We study the multi-agent multi-armed bandit (MAMAB) problem, where $m$ agents are factored into $\rho$ overlapping groups. Each group represents a hyperedge, forming a hypergraph over the agents. At each round of interaction, the learner pulls a joint arm (composed of individual arms for each agent) and receives a reward according to the hypergraph structure. Specifically, we assume there is a local reward for each hyperedge, and the reward of the joint arm is the sum of these local rewards. Previous work introduced the multi-agent Thompson sampling (MATS) algorithm \citep{verstraeten2020multiagent} and derived a Bayesian regret bound. However, it remains an open problem how to derive a frequentist regret bound for Thompson sampling in this multi-agent setting. To address these issues, we propose an efficient variant of MATS, the $\epsilon$-exploring Multi-Agent Thompson Sampling ($\epsilon$-MATS) algorithm, which performs MATS exploration with probability $\epsilon$ while adopts a greedy policy otherwise. We prove that $\epsilon$-MATS achieves a worst-case frequentist regret bound that is sublinear in both the time horizon and the local arm size. We also derive a lower bound for this setting, which implies our frequentist regret upper bound is optimal up to constant and logarithm terms, when the hypergraph is sufficiently sparse. Thorough experiments on standard MAMAB problems demonstrate the superior performance and the improved computational efficiency of $\epsilon$-MATS compared with existing algorithms in the same setting.

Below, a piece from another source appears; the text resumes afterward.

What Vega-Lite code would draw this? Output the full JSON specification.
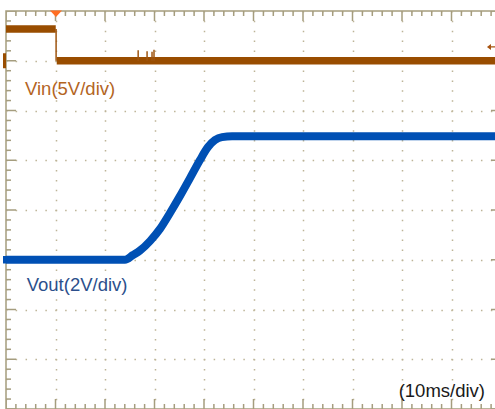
{
  "$schema": "https://vega.github.io/schema/vega-lite/v6.json",
  "width": 495,
  "height": 398,
  "autosize": "none",
  "padding": {"left": 6, "top": 11, "right": 0, "bottom": 0},
  "background": "#ffffff",
  "config": {
    "view": {"stroke": "#a59d7e", "strokeWidth": 1.5},
    "axisX": {"grid": true, "tickCount": 10, "gridDash": [1.5, 8.45], "gridDashOffset": 0.75, "gridColor": "#bdb497", "gridWidth": 1.5, "domain": false, "ticks": false, "labels": false},
    "axisY": {"grid": true, "tickCount": 8, "gridDash": [1.5, 8.4], "gridDashOffset": 0.75, "gridColor": "#bdb497", "gridWidth": 1.5, "domain": false, "ticks": false, "labels": false},
    "text": {"font": "Liberation Sans"}
  },
  "datasets": {
    "ticksX": [
      {"t": 0, "k": "major"}, {"t": 2, "k": "minor"}, {"t": 4, "k": "minor"}, {"t": 6, "k": "minor"}, {"t": 8, "k": "minor"},
      {"t": 10, "k": "major"}, {"t": 12, "k": "minor"}, {"t": 14, "k": "minor"}, {"t": 16, "k": "minor"}, {"t": 18, "k": "minor"},
      {"t": 20, "k": "major"}, {"t": 22, "k": "minor"}, {"t": 24, "k": "minor"}, {"t": 26, "k": "minor"}, {"t": 28, "k": "minor"},
      {"t": 30, "k": "major"}, {"t": 32, "k": "minor"}, {"t": 34, "k": "minor"}, {"t": 36, "k": "minor"}, {"t": 38, "k": "minor"},
      {"t": 40, "k": "major"}, {"t": 42, "k": "minor"}, {"t": 44, "k": "minor"}, {"t": 46, "k": "minor"}, {"t": 48, "k": "minor"},
      {"t": 50, "k": "major"}, {"t": 52, "k": "minor"}, {"t": 54, "k": "minor"}, {"t": 56, "k": "minor"}, {"t": 58, "k": "minor"},
      {"t": 60, "k": "major"}, {"t": 62, "k": "minor"}, {"t": 64, "k": "minor"}, {"t": 66, "k": "minor"}, {"t": 68, "k": "minor"},
      {"t": 70, "k": "major"}, {"t": 72, "k": "minor"}, {"t": 74, "k": "minor"}, {"t": 76, "k": "minor"}, {"t": 78, "k": "minor"},
      {"t": 80, "k": "major"}, {"t": 82, "k": "minor"}, {"t": 84, "k": "minor"}, {"t": 86, "k": "minor"}, {"t": 88, "k": "minor"},
      {"t": 90, "k": "major"}, {"t": 92, "k": "minor"}, {"t": 94, "k": "minor"}, {"t": 96, "k": "minor"}, {"t": 98, "k": "minor"},
      {"t": 100, "k": "major"}
    ],
    "ticksY": [
      {"div": 0, "k": "major"}, {"div": 0.2, "k": "minor"}, {"div": 0.4, "k": "minor"}, {"div": 0.6, "k": "minor"}, {"div": 0.8, "k": "minor"},
      {"div": 1, "k": "major"}, {"div": 1.2, "k": "minor"}, {"div": 1.4, "k": "minor"}, {"div": 1.6, "k": "minor"}, {"div": 1.8, "k": "minor"},
      {"div": 2, "k": "major"}, {"div": 2.2, "k": "minor"}, {"div": 2.4, "k": "minor"}, {"div": 2.6, "k": "minor"}, {"div": 2.8, "k": "minor"},
      {"div": 3, "k": "major"}, {"div": 3.2, "k": "minor"}, {"div": 3.4, "k": "minor"}, {"div": 3.6, "k": "minor"}, {"div": 3.8, "k": "minor"},
      {"div": 4, "k": "major"}, {"div": 4.2, "k": "minor"}, {"div": 4.4, "k": "minor"}, {"div": 4.6, "k": "minor"}, {"div": 4.8, "k": "minor"},
      {"div": 5, "k": "major"}, {"div": 5.2, "k": "minor"}, {"div": 5.4, "k": "minor"}, {"div": 5.6, "k": "minor"}, {"div": 5.8, "k": "minor"},
      {"div": 6, "k": "major"}, {"div": 6.2, "k": "minor"}, {"div": 6.4, "k": "minor"}, {"div": 6.6, "k": "minor"}, {"div": 6.8, "k": "minor"},
      {"div": 7, "k": "major"}, {"div": 7.2, "k": "minor"}, {"div": 7.4, "k": "minor"}, {"div": 7.6, "k": "minor"}, {"div": 7.8, "k": "minor"},
      {"div": 8, "k": "major"}
    ]
  },
  "layer": [
    {
      "layer": [
        {
          "data": {"name": "ticksX"},
          "mark": {"type": "tick", "orient": "vertical", "clip": true, "thickness": 1.5, "color": "#a59d7e", "opacity": 1},
          "encoding": {
            "x": {"field": "t", "type": "quantitative", "scale": {"domain": [0, 100], "nice": false, "zero": false}, "title": null},
            "y": {"datum": 8, "type": "quantitative", "scale": {"domain": [0, 8], "nice": false, "zero": false}, "title": null},
            "size": {"field": "k", "type": "ordinal", "scale": {"domain": ["minor", "major"], "range": [10, 20]}, "legend": null}
          }
        },
        {
          "data": {"name": "ticksX"},
          "mark": {"type": "tick", "orient": "vertical", "clip": true, "thickness": 1.5, "color": "#a59d7e", "opacity": 1},
          "encoding": {
            "x": {"field": "t", "type": "quantitative", "scale": {"domain": [0, 100], "nice": false, "zero": false}, "title": null},
            "y": {"datum": 0, "type": "quantitative", "scale": {"domain": [0, 8], "nice": false, "zero": false}, "title": null},
            "size": {"field": "k", "type": "ordinal", "scale": {"domain": ["minor", "major"], "range": [10, 20]}, "legend": null}
          }
        },
        {
          "data": {"name": "ticksY"},
          "mark": {"type": "tick", "orient": "horizontal", "clip": true, "thickness": 1.5, "color": "#a59d7e", "opacity": 1},
          "encoding": {
            "x": {"datum": 0, "type": "quantitative", "scale": {"domain": [0, 100], "nice": false, "zero": false}, "title": null},
            "y": {"field": "div", "type": "quantitative", "scale": {"domain": [0, 8], "nice": false, "zero": false}, "title": null},
            "size": {"field": "k", "type": "ordinal", "scale": {"domain": ["minor", "major"], "range": [10, 20]}, "legend": null}
          }
        },
        {
          "data": {"name": "ticksY"},
          "mark": {"type": "tick", "orient": "horizontal", "clip": true, "thickness": 1.5, "color": "#a59d7e", "opacity": 1},
          "encoding": {
            "x": {"datum": 100, "type": "quantitative", "scale": {"domain": [0, 100], "nice": false, "zero": false}, "title": null},
            "y": {"field": "div", "type": "quantitative", "scale": {"domain": [0, 8], "nice": false, "zero": false}, "title": null},
            "size": {"field": "k", "type": "ordinal", "scale": {"domain": ["minor", "major"], "range": [10, 20]}, "legend": null}
          }
        },
        {
          "data": {"values": [{"t": 3.84, "div": 6.312, "label": "Vin(5V/div)"}]},
          "mark": {"type": "text", "align": "left", "baseline": "alphabetic", "fontSize": 18.5, "color": "#b3651f"},
          "encoding": {
            "x": {"field": "t", "type": "quantitative", "scale": {"domain": [0, 100], "nice": false, "zero": false}, "title": null},
            "y": {"field": "div", "type": "quantitative", "scale": {"domain": [0, 8], "nice": false, "zero": false}, "title": null},
            "text": {"field": "label"}
          }
        },
        {
          "data": {"values": [{"t": 4.18, "div": 2.378, "label": "Vout(2V/div)"}]},
          "mark": {"type": "text", "align": "left", "baseline": "alphabetic", "fontSize": 18.5, "color": "#2c4f8c"},
          "encoding": {
            "x": {"field": "t", "type": "quantitative", "scale": {"domain": [0, 100], "nice": false, "zero": false}, "title": null},
            "y": {"field": "div", "type": "quantitative", "scale": {"domain": [0, 8], "nice": false, "zero": false}, "title": null},
            "text": {"field": "label"}
          }
        },
        {
          "data": {"values": [{"t": 96.77, "div": 0.247, "label": "(10ms/div)"}]},
          "mark": {"type": "text", "align": "right", "baseline": "alphabetic", "fontSize": 18.5, "color": "#1a1a1a"},
          "encoding": {
            "x": {"field": "t", "type": "quantitative", "scale": {"domain": [0, 100], "nice": false, "zero": false}, "title": null},
            "y": {"field": "div", "type": "quantitative", "scale": {"domain": [0, 8], "nice": false, "zero": false}, "title": null},
            "text": {"field": "label"}
          }
        },
        {
          "data": {"values": [{"t": 10.1, "div": 8}]},
          "mark": {"type": "point", "shape": "M-1,-0.1L1,-0.1L0,1Z", "size": 144, "filled": true, "opacity": 1, "strokeWidth": 0, "color": "#ff6e22", "clip": false},
          "encoding": {
            "x": {"field": "t", "type": "quantitative", "scale": {"domain": [0, 100], "nice": false, "zero": false}, "title": null},
            "y": {"field": "div", "type": "quantitative", "scale": {"domain": [0, 8], "nice": false, "zero": false}, "title": null}
          }
        },
        {
          "data": {"values": [{"t": 98.18, "div": 7.277}]},
          "mark": {"type": "point", "shape": "M-1,0L-0.2,-0.6L-0.2,0.6Z M-0.2,-0.12L1,-0.12L1,0.12L-0.2,0.12Z", "size": 100, "filled": true, "opacity": 1, "strokeWidth": 0, "color": "#a85410", "clip": false},
          "encoding": {
            "x": {"field": "t", "type": "quantitative", "scale": {"domain": [0, 100], "nice": false, "zero": false}, "title": null},
            "y": {"field": "div", "type": "quantitative", "scale": {"domain": [0, 8], "nice": false, "zero": false}, "title": null}
          }
        },
        {
          "data": {"values": [{"t": -0.3, "div": 7}]},
          "mark": {"type": "point", "shape": "M-0.2,-1L0.2,-1L0.2,1L-0.2,1Z", "size": 225, "filled": true, "opacity": 1, "strokeWidth": 0, "color": "#994d00", "clip": false},
          "encoding": {
            "x": {"field": "t", "type": "quantitative", "scale": {"domain": [0, 100], "nice": false, "zero": false}, "title": null},
            "y": {"field": "div", "type": "quantitative", "scale": {"domain": [0, 8], "nice": false, "zero": false}, "title": null}
          }
        },
        {
          "data": {"values": [{"t": -0.3, "div": 3}]},
          "mark": {"type": "point", "shape": "M-0.4,-1L0.4,-1L0.4,1L-0.4,1Z", "size": 56, "filled": true, "opacity": 1, "strokeWidth": 0, "color": "#0050b4", "clip": false},
          "encoding": {
            "x": {"field": "t", "type": "quantitative", "scale": {"domain": [0, 100], "nice": false, "zero": false}, "title": null},
            "y": {"field": "div", "type": "quantitative", "scale": {"domain": [0, 8], "nice": false, "zero": false}, "title": null}
          }
        }
      ]
    },
    {
      "layer": [
        {
          "data": {"values": [
            {"t": 0, "v": 3.19, "seg": "high"}, {"t": 10.05, "v": 3.19, "seg": "high"},
            {"t": 10.25, "v": 0, "seg": "low"}, {"t": 100, "v": 0, "seg": "low"}
          ]},
          "mark": {"type": "line", "color": "#994d00", "strokeWidth": 7.5, "strokeCap": "butt", "clip": true},
          "encoding": {
            "x": {"field": "t", "type": "quantitative", "scale": {"domain": [0, 100], "nice": false, "zero": false}, "title": null},
            "y": {"field": "v", "type": "quantitative", "scale": {"domain": [-35, 5], "nice": false, "zero": false}, "axis": null},
            "detail": {"field": "seg"}
          }
        },
        {
          "data": {"values": [
            {"t": 10.12, "v": 3.19, "v2": 0, "w": "edge"},
            {"t": 26.7, "v": 0, "v2": 1.05, "w": "spike"},
            {"t": 28.5, "v": 0, "v2": 0.95, "w": "spike"},
            {"t": 29.5, "v": 0, "v2": 0.9, "w": "spike"},
            {"t": 29.9, "v": 0, "v2": 1.1, "w": "spike"}
          ]},
          "mark": {"type": "rule", "color": "#9e5510", "strokeWidth": 1.5, "clip": true},
          "encoding": {
            "x": {"field": "t", "type": "quantitative", "scale": {"domain": [0, 100], "nice": false, "zero": false}, "title": null},
            "y": {"field": "v", "type": "quantitative", "scale": {"domain": [-35, 5], "nice": false, "zero": false}, "axis": null},
            "y2": {"field": "v2"}
          }
        }
      ]
    },
    {
      "data": {"values": [
        {"t": 0, "v": 0}, {"t": 24.04, "v": 0}, {"t": 25.66, "v": 0.19}, {"t": 27.07, "v": 0.37},
        {"t": 29.09, "v": 0.75}, {"t": 31.11, "v": 1.24}, {"t": 33.13, "v": 1.88}, {"t": 35.15, "v": 2.56},
        {"t": 37.17, "v": 3.28}, {"t": 39.19, "v": 4.01}, {"t": 40.81, "v": 4.53}, {"t": 42.22, "v": 4.81},
        {"t": 43.64, "v": 4.93}, {"t": 45.66, "v": 4.96}, {"t": 100, "v": 4.96}
      ]},
      "mark": {"type": "line", "color": "#0050b4", "strokeWidth": 8, "strokeCap": "butt", "interpolate": "monotone", "clip": true},
      "encoding": {
        "x": {"field": "t", "type": "quantitative", "scale": {"domain": [0, 100], "nice": false, "zero": false}, "title": null},
        "y": {"field": "v", "type": "quantitative", "scale": {"domain": [-6, 10], "nice": false, "zero": false}, "axis": null}
      }
    }
  ],
  "resolve": {"scale": {"y": "independent"}}
}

翻译：我们研究多智能体多臂赌博机（MAMAB）问题，其中$m$个智能体被分解为$\rho$个重叠的组。每个组代表一条超边，在智能体上构成一个超图。在每一轮交互中，学习者选择一个联合臂（由每个智能体的个体臂组成），并根据超图结构获得奖励。具体而言，我们假设每条超边对应一个局部奖励，而联合臂的总奖励为这些局部奖励之和。先前的工作提出了多智能体汤普森采样（MATS）算法\citep{verstraeten2020multiagent}并推导了其贝叶斯后悔界。然而，如何在此多智能体设定下推导汤普森采样的频率后悔界仍是一个开放问题。为解决这些问题，我们提出MATS的一种高效变体——$\epsilon$-探索多智能体汤普森采样（$\epsilon$-MATS）算法，该算法以概率$\epsilon$执行MATS探索，否则采用贪心策略。我们证明$\epsilon$-MATS能够达到最坏情况下的频率后悔界，该后悔界在时间范围和局部臂规模上均为次线性。我们还推导了该设定下的下界，这表明当超图足够稀疏时，我们的频率后悔上界在常数项和对数项上是最优的。在标准MAMAB问题上的充分实验表明，与同类现有算法相比，$\epsilon$-MATS具有更优的性能和更高的计算效率。